The ARC asks each applicant to complete a neighbor consultation form documenting consultation about the plans with neighbors who abut or have a direct view of the project site. (The form can be downloaded here.)
In addition, neighbors are welcome to attend the ARC meeting to hear the plan presentation, ask questions or give feedback. Neighbors are also welcome to send written comments to firstname.lastname@example.org either before or after the ARC meeting. We will include any neighbor comments in the materials that the ARC forwards to HPO staff, along with the ARC’s report.
Neighbors may also testify at the monthly meeting of the DC Historic Preservation Review Board. Read more about how to participate in the HPRB process here.
Note that the ARC’s mandate, like that of HPRB, is to consider matters directly related to historic fabric, design, and landscapes. Many matters of concern to neighbors—for instance, traffic, parking, noise, and land use zoning issues—are better taken up at the ANC.

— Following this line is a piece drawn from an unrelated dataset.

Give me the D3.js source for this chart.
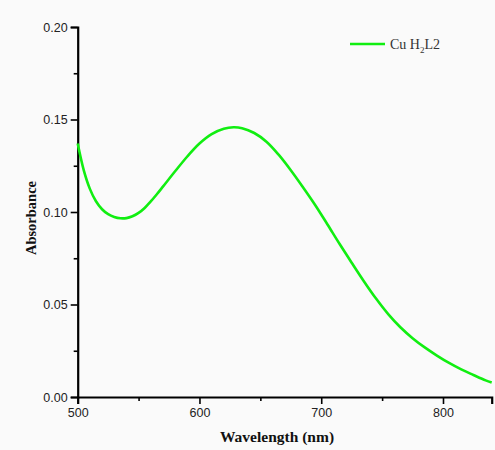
<!DOCTYPE html>
<html>
<head>
<meta charset="utf-8">
<script src="https://cdn.jsdelivr.net/npm/d3@7"></script>
<style>
  html, body { margin: 0; padding: 0; background: #fafafa; }
  svg { display: block; }
</style>
</head>
<body>
<svg id="chart" width="495" height="450"></svg>
<script>
// ---- data ----
const wavelength = [500, 505, 510, 515, 520, 525, 530, 535, 540, 545, 550, 555, 560, 565, 570, 580, 590, 600, 610, 620, 628, 635, 645, 655, 665, 675, 685, 695, 705, 715, 725, 735, 745, 755, 765, 775, 785, 795, 805, 815, 825, 835, 840];
const absorbance = [0.1370, 0.1225, 0.1125, 0.1058, 0.1015, 0.0988, 0.0973, 0.0966, 0.0967, 0.0977, 0.0995, 0.1022, 0.1057, 0.1096, 0.1137, 0.1220, 0.1300, 0.1370, 0.1421, 0.1450, 0.1458, 0.1453, 0.1427, 0.1380, 0.1310, 0.1226, 0.1134, 0.1038, 0.0934, 0.0828, 0.0726, 0.0626, 0.0532, 0.0448, 0.0377, 0.0318, 0.0268, 0.0224, 0.0184, 0.0149, 0.0119, 0.0090, 0.0078];
const xTicks = [500, 600, 700, 800];
const xMinorTicks = [550, 650, 750];
const yTicks = [0.00, 0.05, 0.10, 0.15, 0.20];
const yMinorTicks = [0.025, 0.075, 0.125, 0.175];
const xLabel = "Wavelength (nm)";
const yLabel = "Absorbance";

const svg = d3.select("#chart");
svg.append("rect").attr("width", 495).attr("height", 450).attr("fill", "#fafafa");

const x = d3.scaleLinear().domain([500, 840]).range([77.7, 491.7]);
const y = d3.scaleLinear().domain([0, 0.2]).range([397, 27]);

const tickFont = "'Liberation Sans', Arial, sans-serif";
const serif = "'Liberation Serif', 'Times New Roman', serif";

// x axis
const gx = svg.append("g").attr("transform", `translate(0,${y(0)})`);
gx.call(d3.axisBottom(x).tickValues(xMinorTicks).tickSize(4).tickFormat(""));
gx.call(g => g.selectAll(".domain").remove());
const gx2 = svg.append("g").attr("transform", `translate(0,${y(0)})`);
gx2.call(d3.axisBottom(x).tickValues(xTicks).tickSize(7).tickPadding(4).tickFormat(d3.format("d")));
[gx, gx2].forEach(g => {
  g.selectAll("line").attr("stroke", "#000").attr("stroke-width", 1.6);
  g.selectAll("text").attr("font-family", tickFont).attr("font-size", 12.5).attr("fill", "#222");
});
gx2.select(".domain").attr("stroke", "#000").attr("stroke-width", 2.2);

// y axis
const gy = svg.append("g").attr("transform", `translate(${x(500)},0)`);
gy.call(d3.axisLeft(y).tickValues(yMinorTicks).tickSize(4).tickFormat(""));
gy.call(g => g.selectAll(".domain").remove());
const gy2 = svg.append("g").attr("transform", `translate(${x(500)},0)`);
gy2.call(d3.axisLeft(y).tickValues(yTicks).tickSize(7).tickPadding(3).tickFormat(d3.format(".2f")));
[gy, gy2].forEach(g => {
  g.selectAll("line").attr("stroke", "#000").attr("stroke-width", 1.6);
  g.selectAll("text").attr("font-family", tickFont).attr("font-size", 12.5).attr("fill", "#222");
});
gy2.select(".domain").attr("stroke", "#000").attr("stroke-width", 2.2);

// curve
const pts = wavelength.map((w, i) => [w, absorbance[i]]);
const line = d3.line().x(d => x(d[0])).y(d => y(d[1])).curve(d3.curveCatmullRom.alpha(0.5));
svg.append("path").datum(pts)
  .attr("d", line)
  .attr("fill", "none")
  .attr("stroke", "#11ee11")
  .attr("stroke-width", 2.6)
  .attr("stroke-linejoin", "round");

// axis labels
svg.append("text")
  .attr("x", 277).attr("y", 442)
  .attr("text-anchor", "middle")
  .attr("font-family", serif).attr("font-weight", "bold").attr("font-size", 15.5)
  .attr("fill", "#111")
  .text(xLabel);

svg.append("text")
  .attr("transform", "translate(36,218) rotate(-90)")
  .attr("text-anchor", "middle")
  .attr("font-family", serif).attr("font-weight", "bold").attr("font-size", 14.5)
  .attr("fill", "#111")
  .text(yLabel);

// legend
svg.append("line")
  .attr("x1", 350).attr("x2", 385).attr("y1", 44).attr("y2", 44)
  .attr("stroke", "#11ee11").attr("stroke-width", 2.6);
const lt = svg.append("text")
  .attr("x", 390).attr("y", 48.5)
  .attr("font-family", serif).attr("font-size", 14)
  .attr("fill", "#333");
lt.append("tspan").text("Cu H");
lt.append("tspan").attr("font-size", 9).attr("dy", 4).text("2");
lt.append("tspan").attr("dy", -4).text("L2");
</script>
</body>
</html>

Special circumstances: Conservation Easements, Shipstead-Luce Area
A small number of properties in the Cleveland Park historic district have additional restrictions on them that are outside the jurisdiction of DC’s local historic preservation law.
If your house has a conservation easement on it held by the L’Enfant Trust or another easement holder, you must contact the easement holder first to discuss any planned alterations. Easement holders generally have stricter requirements than what is required by DC’s preservation law. If you have an easement, there should be a plaque on your house (not the CPHS date plaque, but one with the easement holder’s seal) and the easement should have been disclosed at purchase. The DC Historic Preservation Office keeps a current list of properties with easements, so check with them if in doubt: 202-442-8800.
The Shipstead-Luce Act, a 1930 federal law, places properties that abut Rock Creek Park under the design review authority of the federal Commission of Fine Arts (CFA). HPO staff will let you know if your property falls under Shipstead-Luce and will help coordinate review. The CFA has information on review for Shipstead-Luce properties at www.cfa.gov/project-review/shipstead-luce.